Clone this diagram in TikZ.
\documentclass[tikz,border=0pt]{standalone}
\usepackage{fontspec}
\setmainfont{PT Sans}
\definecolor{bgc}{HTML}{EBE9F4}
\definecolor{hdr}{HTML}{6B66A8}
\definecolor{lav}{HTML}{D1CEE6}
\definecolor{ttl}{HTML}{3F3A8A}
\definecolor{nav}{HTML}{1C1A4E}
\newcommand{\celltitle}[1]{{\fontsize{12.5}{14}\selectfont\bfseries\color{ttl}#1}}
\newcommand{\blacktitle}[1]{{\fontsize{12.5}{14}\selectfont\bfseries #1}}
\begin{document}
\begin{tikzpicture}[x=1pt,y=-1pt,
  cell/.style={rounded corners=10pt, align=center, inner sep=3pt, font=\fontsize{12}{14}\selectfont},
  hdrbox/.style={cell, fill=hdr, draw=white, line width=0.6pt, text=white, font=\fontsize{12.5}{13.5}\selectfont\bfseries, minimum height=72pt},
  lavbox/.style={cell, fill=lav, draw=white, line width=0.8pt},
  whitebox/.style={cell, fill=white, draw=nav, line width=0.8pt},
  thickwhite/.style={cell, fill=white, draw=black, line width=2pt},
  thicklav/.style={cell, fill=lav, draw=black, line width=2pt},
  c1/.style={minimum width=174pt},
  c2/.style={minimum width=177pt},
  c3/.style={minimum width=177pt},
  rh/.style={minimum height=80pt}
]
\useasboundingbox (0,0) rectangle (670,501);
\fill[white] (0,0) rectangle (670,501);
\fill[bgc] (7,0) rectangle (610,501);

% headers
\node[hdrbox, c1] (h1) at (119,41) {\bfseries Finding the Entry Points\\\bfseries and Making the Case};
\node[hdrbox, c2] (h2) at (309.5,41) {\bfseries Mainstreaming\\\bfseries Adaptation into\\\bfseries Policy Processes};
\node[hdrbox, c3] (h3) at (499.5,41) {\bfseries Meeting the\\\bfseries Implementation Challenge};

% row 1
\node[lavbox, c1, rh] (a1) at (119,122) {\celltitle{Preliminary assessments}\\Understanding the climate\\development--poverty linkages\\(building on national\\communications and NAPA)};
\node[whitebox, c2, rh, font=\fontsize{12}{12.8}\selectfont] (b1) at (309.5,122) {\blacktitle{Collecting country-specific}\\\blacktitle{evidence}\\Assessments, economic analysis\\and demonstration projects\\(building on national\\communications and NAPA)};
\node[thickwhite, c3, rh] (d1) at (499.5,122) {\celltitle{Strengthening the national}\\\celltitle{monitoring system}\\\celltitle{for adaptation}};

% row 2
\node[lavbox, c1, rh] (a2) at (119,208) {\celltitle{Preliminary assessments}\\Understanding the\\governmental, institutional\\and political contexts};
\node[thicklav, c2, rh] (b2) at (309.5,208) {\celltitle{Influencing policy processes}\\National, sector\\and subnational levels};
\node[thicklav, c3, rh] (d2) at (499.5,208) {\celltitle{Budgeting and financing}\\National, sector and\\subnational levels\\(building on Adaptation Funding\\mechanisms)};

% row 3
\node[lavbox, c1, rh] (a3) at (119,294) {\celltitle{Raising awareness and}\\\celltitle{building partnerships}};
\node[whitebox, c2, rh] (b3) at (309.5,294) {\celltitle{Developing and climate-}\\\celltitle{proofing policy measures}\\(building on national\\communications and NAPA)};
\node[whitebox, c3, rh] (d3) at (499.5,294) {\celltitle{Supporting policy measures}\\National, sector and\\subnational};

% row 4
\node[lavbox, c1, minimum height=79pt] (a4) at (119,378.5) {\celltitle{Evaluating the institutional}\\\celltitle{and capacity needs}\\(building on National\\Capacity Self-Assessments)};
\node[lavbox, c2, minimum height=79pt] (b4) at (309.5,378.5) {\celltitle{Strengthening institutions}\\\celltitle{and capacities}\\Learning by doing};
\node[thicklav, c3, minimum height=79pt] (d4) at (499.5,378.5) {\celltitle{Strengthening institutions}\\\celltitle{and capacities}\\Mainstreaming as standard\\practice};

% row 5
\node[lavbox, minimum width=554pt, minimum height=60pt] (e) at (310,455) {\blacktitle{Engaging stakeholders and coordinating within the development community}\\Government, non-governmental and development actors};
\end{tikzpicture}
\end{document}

※

**Written exercise:** Set down the lines above as they stand, starting with the first line and ending with the line that contains "c3] (h3) at".

**Written answer:**
Clone this diagram in TikZ.
\documentclass[tikz,border=0pt]{standalone}
\usepackage{fontspec}
\setmainfont{PT Sans}
\definecolor{bgc}{HTML}{EBE9F4}
\definecolor{hdr}{HTML}{6B66A8}
\definecolor{lav}{HTML}{D1CEE6}
\definecolor{ttl}{HTML}{3F3A8A}
\definecolor{nav}{HTML}{1C1A4E}
\newcommand{\celltitle}[1]{{\fontsize{12.5}{14}\selectfont\bfseries\color{ttl}#1}}
\newcommand{\blacktitle}[1]{{\fontsize{12.5}{14}\selectfont\bfseries #1}}
\begin{document}
\begin{tikzpicture}[x=1pt,y=-1pt,
  cell/.style={rounded corners=10pt, align=center, inner sep=3pt, font=\fontsize{12}{14}\selectfont},
  hdrbox/.style={cell, fill=hdr, draw=white, line width=0.6pt, text=white, font=\fontsize{12.5}{13.5}\selectfont\bfseries, minimum height=72pt},
  lavbox/.style={cell, fill=lav, draw=white, line width=0.8pt},
  whitebox/.style={cell, fill=white, draw=nav, line width=0.8pt},
  thickwhite/.style={cell, fill=white, draw=black, line width=2pt},
  thicklav/.style={cell, fill=lav, draw=black, line width=2pt},
  c1/.style={minimum width=174pt},
  c2/.style={minimum width=177pt},
  c3/.style={minimum width=177pt},
  rh/.style={minimum height=80pt}
]
\useasboundingbox (0,0) rectangle (670,501);
\fill[white] (0,0) rectangle (670,501);
\fill[bgc] (7,0) rectangle (610,501);

% headers
\node[hdrbox, c1] (h1) at (119,41) {\bfseries Finding the Entry Points\\\bfseries and Making the Case};
\node[hdrbox, c2] (h2) at (309.5,41) {\bfseries Mainstreaming\\\bfseries Adaptation into\\\bfseries Policy Processes};
\node[hdrbox, c3] (h3) at (499.5,41) {\bfseries Meeting the\\\bfseries Implementation Challenge};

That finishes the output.